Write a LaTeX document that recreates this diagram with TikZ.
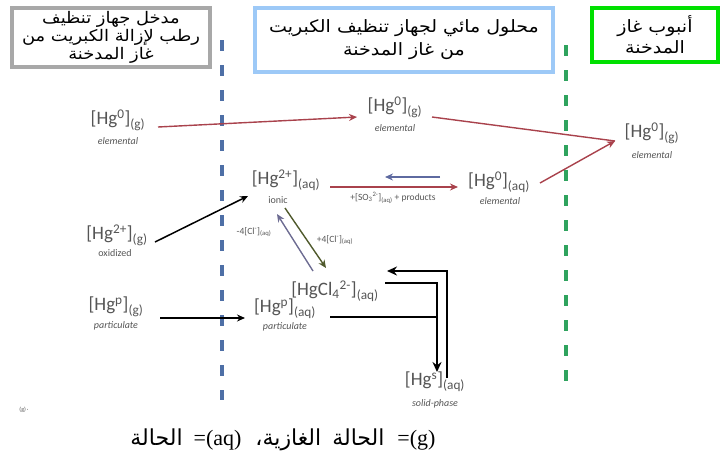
\documentclass[tikz,border=0pt]{standalone}
\usepackage{fontspec}
\usetikzlibrary{arrows.meta}
\TeXXeTstate=1
\setmainfont{Liberation Serif}
\newfontfamily\arabicfont[Script=Arabic]{DejaVu Sans}
\newfontfamily\arabicwide[Script=Arabic,FakeStretch=1.12]{DejaVu Sans}
\newfontfamily\chemfont{Carlito}
\newcommand\artext[1]{{\arabicwide\beginR #1\endR}}

\definecolor{boxgrey}{HTML}{A8A8A8}
\definecolor{boxblue}{HTML}{9DC9F7}
\definecolor{boxgreen}{HTML}{00E000}
\definecolor{lineblue}{HTML}{4E6FA6}
\definecolor{linegreen}{HTML}{2FA35E}
\definecolor{chemgrey}{HTML}{555555}
\definecolor{redarrow}{HTML}{A9424C}
\definecolor{bluearrow}{HTML}{5E6AA0}
\definecolor{olivearrow}{HTML}{505A2C}
\definecolor{purplearrow}{HTML}{6D6C92}

\tikzset{
  zonebox/.style={draw, line width=3.5pt, fill=white, align=center,
    font=\fontsize{16}{18}\selectfont, inner sep=0pt},
  species/.style={font=\chemfont\fontsize{19}{21}\selectfont, text=chemgrey, inner sep=1pt},
  phase/.style={font=\chemfont\itshape\fontsize{10}{11}\selectfont, text=chemgrey, inner sep=0.5pt},
  cond/.style={font=\chemfont\fontsize{9.5}{11}\selectfont, text=chemgrey, inner sep=0.5pt},
  tip/.style={-{Stealth[length=8pt,width=7pt]}},
  redflow/.style={tip, draw=redarrow, line width=1.4pt},
  blackflow/.style={tip, draw=black, line width=1.5pt},
  loopflow/.style={-{Stealth[length=10pt,width=9pt]}, draw=black, line width=2.4pt},
  zoneline/.style={line width=3.6pt, dash pattern=on 11pt off 14pt},
}

\begin{document}
\begin{tikzpicture}[x=1pt, y=-1pt]
\useasboundingbox (0,0) rectangle (728,456);

% zone divisions
\draw[zoneline, lineblue] (222,40) -- (222,400);
\draw[zoneline, linegreen] (566,45) -- (566,390);

% zone headings
\node[zonebox, draw=boxgrey, minimum width=198pt, minimum height=59pt] (inlet) at (111,37.5)
  {\artext{مدخل جهاز تنظيف}\\\artext{رطب لإزالة الكبريت من}\\\artext{غاز المدخنة}};
\node[zonebox, draw=boxblue, minimum width=298pt, minimum height=64pt,
  font=\fontsize{17}{23}\selectfont] (scrubber) at (404,40)
  {\artext{محلول مائي لجهاز تنظيف الكبريت}\\\artext{من غاز المدخنة}};
\node[zonebox, draw=boxgreen, minimum width=126pt, minimum height=54pt,
  font=\fontsize{17}{21}\selectfont] (stack) at (655,35)
  {\artext{أنبوب غاز}\\\artext{المدخنة}};

% species
\node[species] (hgL) at (118,120) {[Hg\textsuperscript{0}]\textsubscript{(g)}};
\node[phase] (hgLp) at (118,141) {elemental};
\node[species] (hgM) at (395,107) {[Hg\textsuperscript{0}]\textsubscript{(g)}};
\node[phase] (hgMp) at (395,128) {elemental};
\node[species] (hgR) at (652,133) {[Hg\textsuperscript{0}]\textsubscript{(g)}};
\node[phase] (hgRp) at (652,155) {elemental};
\node[species] (hgion) at (286,180) {[Hg\textsuperscript{2+}]\textsubscript{(aq)}};
\node[phase, font=\chemfont\fontsize{10}{11}\selectfont] (hgionp) at (278,200) {ionic};
\node[species] (hg0aq) at (499,182) {[Hg\textsuperscript{0}]\textsubscript{(aq)}};
\node[phase] (hg0aqp) at (500,201) {elemental};
\node[species] (hgox) at (117,235) {[Hg\textsuperscript{2+}]\textsubscript{(g)}};
\node[phase, font=\chemfont\fontsize{10}{11}\selectfont] (hgoxp) at (115,253) {oxidized};
\node[species] (hgcl) at (335,291) {[HgCl\textsubscript{4}\textsuperscript{2-}]\textsubscript{(aq)}};
\node[species] (hgpg) at (116,307) {[Hg\textsuperscript{p}]\textsubscript{(g)}};
\node[phase] (hgpgp) at (116,326) {particulate};
\node[species] (hgpaq) at (285,309) {[Hg\textsuperscript{p}]\textsubscript{(aq)}};
\node[phase] (hgpaqp) at (285,327) {particulate};
\node[species] (hgs) at (435,382) {[Hg\textsuperscript{s}]\textsubscript{(aq)}};
\node[phase] (hgsp) at (435,404) {solid-phase};

% reaction conditions
\node[cond] (sulfite) at (393,198) {+[SO\textsubscript{3}\textsuperscript{2-}]\textsubscript{(aq)} + products};
\node[cond] (clplus) at (335,240) {+4[Cl\textsuperscript{-}]\textsubscript{(aq)}};
\node[cond] (clminus) at (254,232) {-4[Cl\textsuperscript{-}]\textsubscript{(aq)}};

% elemental mercury passing to the stack
\coordinate (stackin) at ([xshift=-37pt,yshift=-8pt]hgR.center);
\draw[redflow] ([xshift=40pt,yshift=-7pt]hgL.center) -- ([xshift=-38pt,yshift=-10pt]hgM.center);
\draw[redflow, -] ([xshift=37pt,yshift=-10pt]hgM.center) -- (stackin);
\draw[redflow] ([xshift=41pt,yshift=-1pt]hg0aq.center) -- (stackin);

% reduction of ionic mercury
\draw[redflow] ([xshift=44pt,yshift=-7pt]hgion.center) -- ([xshift=-41pt,yshift=-5pt]hg0aq.center);
\draw[tip, draw=bluearrow, line width=1.4pt] ([xshift=-59pt,yshift=5pt]hg0aq.center) -- ([xshift=99pt,yshift=3pt]hgion.center);

% absorption of oxidized mercury
\draw[blackflow] ([xshift=38pt,yshift=-7pt]hgox.center) -- ([xshift=-38pt,yshift=-16pt]hgion.center);

% chloride complexation
\draw[tip, draw=olivearrow, line width=1.4pt] ([xshift=-1pt,yshift=-28pt]hgion.center) -- ([xshift=-9pt,yshift=23pt]hgcl.center);
\draw[tip, draw=purplearrow, line width=1.4pt] ([xshift=-22pt,yshift=20pt]hgcl.center) -- ([xshift=-9pt,yshift=-34pt]hgion.center);

% particulate capture
\draw[blackflow] ([xshift=44pt,yshift=-11pt]hgpg.center) -- ([xshift=-40pt,yshift=-9pt]hgpaq.center);

% solid phase exchange
\coordinate (dropline) at ([xshift=2pt,yshift=10pt]hgs.center);
\draw[loopflow] ([xshift=50pt,yshift=8pt]hgcl.center) -| (dropline);
\draw[black, line width=1.6pt] ([xshift=45pt,yshift=-8pt]hgpaq.center) -- ([yshift=-8pt]hgpaq.center -| dropline);
\draw[loopflow] ([xshift=12pt,yshift=4pt]hgs.center) |- ([xshift=52pt,yshift=20pt]hgcl.center);

% footnote marks
\node[font=\chemfont\fontsize{6}{7}\selectfont, text=chemgrey] (gmark) at (24,410) {(g)\,·};
\node[font=\fontsize{22}{24}\selectfont] (legend) at (283,440)
  {{\arabicfont\beginR\beginL{\rmfamily=(g)}\endL\hspace{13pt}الحالة\hspace{11pt}الغازية،\hspace{14pt}\beginL{\rmfamily=(aq)}\endL\hspace{11pt}الحالة\endR}};
\end{tikzpicture}
\end{document}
☆ ☆ ☆ ☆ ☆ ☆ ☆
STATED TASK:
Give back every line exactly as it stands, pictures excluded.

SOLUTION TO THIS PROBLEM:
Write a LaTeX document that recreates this diagram with TikZ.
\documentclass[tikz,border=0pt]{standalone}
\usepackage{fontspec}
\usetikzlibrary{arrows.meta}
\TeXXeTstate=1
\setmainfont{Liberation Serif}
\newfontfamily\arabicfont[Script=Arabic]{DejaVu Sans}
\newfontfamily\arabicwide[Script=Arabic,FakeStretch=1.12]{DejaVu Sans}
\newfontfamily\chemfont{Carlito}
\newcommand\artext[1]{{\arabicwide\beginR #1\endR}}

\definecolor{boxgrey}{HTML}{A8A8A8}
\definecolor{boxblue}{HTML}{9DC9F7}
\definecolor{boxgreen}{HTML}{00E000}
\definecolor{lineblue}{HTML}{4E6FA6}
\definecolor{linegreen}{HTML}{2FA35E}
\definecolor{chemgrey}{HTML}{555555}
\definecolor{redarrow}{HTML}{A9424C}
\definecolor{bluearrow}{HTML}{5E6AA0}
\definecolor{olivearrow}{HTML}{505A2C}
\definecolor{purplearrow}{HTML}{6D6C92}

\tikzset{
  zonebox/.style={draw, line width=3.5pt, fill=white, align=center,
    font=\fontsize{16}{18}\selectfont, inner sep=0pt},
  species/.style={font=\chemfont\fontsize{19}{21}\selectfont, text=chemgrey, inner sep=1pt},
  phase/.style={font=\chemfont\itshape\fontsize{10}{11}\selectfont, text=chemgrey, inner sep=0.5pt},
  cond/.style={font=\chemfont\fontsize{9.5}{11}\selectfont, text=chemgrey, inner sep=0.5pt},
  tip/.style={-{Stealth[length=8pt,width=7pt]}},
  redflow/.style={tip, draw=redarrow, line width=1.4pt},
  blackflow/.style={tip, draw=black, line width=1.5pt},
  loopflow/.style={-{Stealth[length=10pt,width=9pt]}, draw=black, line width=2.4pt},
  zoneline/.style={line width=3.6pt, dash pattern=on 11pt off 14pt},
}

\begin{document}
\begin{tikzpicture}[x=1pt, y=-1pt]
\useasboundingbox (0,0) rectangle (728,456);

% zone divisions
\draw[zoneline, lineblue] (222,40) -- (222,400);
\draw[zoneline, linegreen] (566,45) -- (566,390);

% zone headings
\node[zonebox, draw=boxgrey, minimum width=198pt, minimum height=59pt] (inlet) at (111,37.5)
  {\artext{مدخل جهاز تنظيف}\\\artext{رطب لإزالة الكبريت من}\\\artext{غاز المدخنة}};
\node[zonebox, draw=boxblue, minimum width=298pt, minimum height=64pt,
  font=\fontsize{17}{23}\selectfont] (scrubber) at (404,40)
  {\artext{محلول مائي لجهاز تنظيف الكبريت}\\\artext{من غاز المدخنة}};
\node[zonebox, draw=boxgreen, minimum width=126pt, minimum height=54pt,
  font=\fontsize{17}{21}\selectfont] (stack) at (655,35)
  {\artext{أنبوب غاز}\\\artext{المدخنة}};

% species
\node[species] (hgL) at (118,120) {[Hg\textsuperscript{0}]\textsubscript{(g)}};
\node[phase] (hgLp) at (118,141) {elemental};
\node[species] (hgM) at (395,107) {[Hg\textsuperscript{0}]\textsubscript{(g)}};
\node[phase] (hgMp) at (395,128) {elemental};
\node[species] (hgR) at (652,133) {[Hg\textsuperscript{0}]\textsubscript{(g)}};
\node[phase] (hgRp) at (652,155) {elemental};
\node[species] (hgion) at (286,180) {[Hg\textsuperscript{2+}]\textsubscript{(aq)}};
\node[phase, font=\chemfont\fontsize{10}{11}\selectfont] (hgionp) at (278,200) {ionic};
\node[species] (hg0aq) at (499,182) {[Hg\textsuperscript{0}]\textsubscript{(aq)}};
\node[phase] (hg0aqp) at (500,201) {elemental};
\node[species] (hgox) at (117,235) {[Hg\textsuperscript{2+}]\textsubscript{(g)}};
\node[phase, font=\chemfont\fontsize{10}{11}\selectfont] (hgoxp) at (115,253) {oxidized};
\node[species] (hgcl) at (335,291) {[HgCl\textsubscript{4}\textsuperscript{2-}]\textsubscript{(aq)}};
\node[species] (hgpg) at (116,307) {[Hg\textsuperscript{p}]\textsubscript{(g)}};
\node[phase] (hgpgp) at (116,326) {particulate};
\node[species] (hgpaq) at (285,309) {[Hg\textsuperscript{p}]\textsubscript{(aq)}};
\node[phase] (hgpaqp) at (285,327) {particulate};
\node[species] (hgs) at (435,382) {[Hg\textsuperscript{s}]\textsubscript{(aq)}};
\node[phase] (hgsp) at (435,404) {solid-phase};

% reaction conditions
\node[cond] (sulfite) at (393,198) {+[SO\textsubscript{3}\textsuperscript{2-}]\textsubscript{(aq)} + products};
\node[cond] (clplus) at (335,240) {+4[Cl\textsuperscript{-}]\textsubscript{(aq)}};
\node[cond] (clminus) at (254,232) {-4[Cl\textsuperscript{-}]\textsubscript{(aq)}};

% elemental mercury passing to the stack
\coordinate (stackin) at ([xshift=-37pt,yshift=-8pt]hgR.center);
\draw[redflow] ([xshift=40pt,yshift=-7pt]hgL.center) -- ([xshift=-38pt,yshift=-10pt]hgM.center);
\draw[redflow, -] ([xshift=37pt,yshift=-10pt]hgM.center) -- (stackin);
\draw[redflow] ([xshift=41pt,yshift=-1pt]hg0aq.center) -- (stackin);

% reduction of ionic mercury
\draw[redflow] ([xshift=44pt,yshift=-7pt]hgion.center) -- ([xshift=-41pt,yshift=-5pt]hg0aq.center);
\draw[tip, draw=bluearrow, line width=1.4pt] ([xshift=-59pt,yshift=5pt]hg0aq.center) -- ([xshift=99pt,yshift=3pt]hgion.center);

% absorption of oxidized mercury
\draw[blackflow] ([xshift=38pt,yshift=-7pt]hgox.center) -- ([xshift=-38pt,yshift=-16pt]hgion.center);

% chloride complexation
\draw[tip, draw=olivearrow, line width=1.4pt] ([xshift=-1pt,yshift=-28pt]hgion.center) -- ([xshift=-9pt,yshift=23pt]hgcl.center);
\draw[tip, draw=purplearrow, line width=1.4pt] ([xshift=-22pt,yshift=20pt]hgcl.center) -- ([xshift=-9pt,yshift=-34pt]hgion.center);

% particulate capture
\draw[blackflow] ([xshift=44pt,yshift=-11pt]hgpg.center) -- ([xshift=-40pt,yshift=-9pt]hgpaq.center);

% solid phase exchange
\coordinate (dropline) at ([xshift=2pt,yshift=10pt]hgs.center);
\draw[loopflow] ([xshift=50pt,yshift=8pt]hgcl.center) -| (dropline);
\draw[black, line width=1.6pt] ([xshift=45pt,yshift=-8pt]hgpaq.center) -- ([yshift=-8pt]hgpaq.center -| dropline);
\draw[loopflow] ([xshift=12pt,yshift=4pt]hgs.center) |- ([xshift=52pt,yshift=20pt]hgcl.center);

% footnote marks
\node[font=\chemfont\fontsize{6}{7}\selectfont, text=chemgrey] (gmark) at (24,410) {(g)\,·};
\node[font=\fontsize{22}{24}\selectfont] (legend) at (283,440)
  {{\arabicfont\beginR\beginL{\rmfamily=(g)}\endL\hspace{13pt}الحالة\hspace{11pt}الغازية،\hspace{14pt}\beginL{\rmfamily=(aq)}\endL\hspace{11pt}الحالة\endR}};
\end{tikzpicture}
\end{document}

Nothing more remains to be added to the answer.